Two failed alcohol compliance checks in the past year at Colonial Lanes may put the University of Iowa Bowling Club in the gutter.
The two citations caused Iowa City officials to revoke the establishment’s exception from the 21-ordinance until 2019 at a minimum. The exemption was granted because more than 50 percent of its sales do not come from alcohol.
Colonial Lanes, 2253 Old Highway 218 S., is the only bowling alley in Iowa City.
The bowling club has used its lanes for practice for six or seven years, said club adviser Franklin Rabe. Because of some conflicts with other bowling leagues, Colonial Lanes offers the university club a time slot at 9 p.m. on Sundays, which doesn’t leave much time for the club to get practice in.

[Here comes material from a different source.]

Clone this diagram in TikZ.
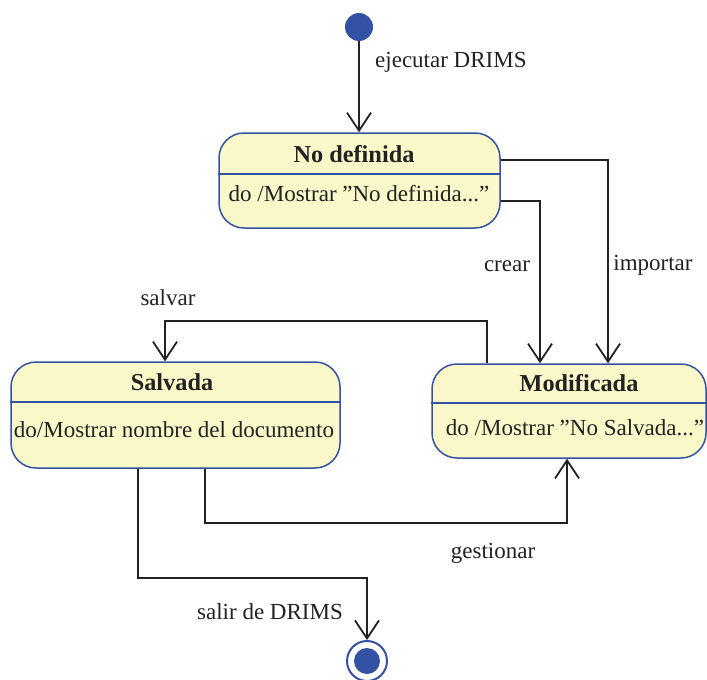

“We can’t force [players] to stay, and we can’t force them to leave, because they pay for their own lanes,” said sophomore Lauren Lange, a member of the club. “To try to time our games so they will end at 10 p.m. just doesn’t happen.”
The club includes approximately 20 students, and only four of them are of legal drinking age. Being a school club, members never partook in drinking during their practices.
“My main argument is a bowling alley is supposed to be a safe place to go,” Rabe said. “I feel the 21-ordinance is supposed to keep the underage people out of the bar.”
In addition, he doesn’t see the bowling alley in the same category as a bar.
“The city’s all about having other things to do besides just going downtown, and the bowling alley is one of those places they can go that I feel is an alternative to going downtown and to the bars,” he said.
The club pays for each of its games, and a typical practice for the bowlers is two or three games in a few lanes. If their game runs past 10 p.m., members must choose to leave and waste their money and practice time, or continue on and risk getting kicked out and ticketed by Iowa City police.
“[The ordinance is] another thing that is discouraging us from practicing,” Lange said. “It’s hard to get everyone to practice every week because it’s so far from campus.”
In addition, the bowling club has grown over the past years. In addition to more team members, it has also joined many tournaments against other Midwestern schools, mostly in Wisconsin.
“I don’t want it to affect our membership,” Lange said. “We’re progressing with members and the organization. I’d like to keep going in the direction we’re going.”
Iowa City Assistant City Attorney Eric Goers said the bowling alley lost its non-bar acceptance certificate for two failures in serving alcohol to underage persons.
Colonial Lanes may reapply for the exemption in 2019 and could go back to being exempted from the 21-ordinance on Feb. 27, 2019.
“We wish we weren’t in a position to have to revoke Colonial Lanes’ exception certificate,” Goers wrote in an email. “But the grounds for the revocation of their exemption certificate were explicitly listed in the ordinance, and we have to enforce the law evenly.”
An option for the alley to provide business to underage customers past 10 p.m. is to get rid of its current liquor license and halt alcohol sales completely, he said.
Goers said Colonial Lanes could also host an alcohol-free night, in which employees would remove all alcohol out of sight and reach and notify the Iowa City police chief.
However, Colonial Lanes owner Brad Huff said bowling and beer go hand-in-hand. The business has found from previous nonalcoholic events that no alcohol means fewer customers, he said.
“We had a period of time where we needed to close the bar, and we had almost no bowling,” Huff said. “We live in a system where everything helps. We don’t have the option of going in and cutting things apart.”
Huff said he can offer afternoon times for the club to practice; however, the slots are at inconvenient times for both the club members and the business.
Rabe hopes an agreement can be made among the city, police, and bowling alley to allow the club to stay past 10 p.m., excluding them from the ordinance.
“It’s upsetting that the UI approves our practices and to be [at Colonial Lanes], but we risk getting caught and risk getting ticketed for a university practice,” said junior bowler Matt Salzburg. “We shouldn’t have to deal with facing a penalty with the law for having a university practice.”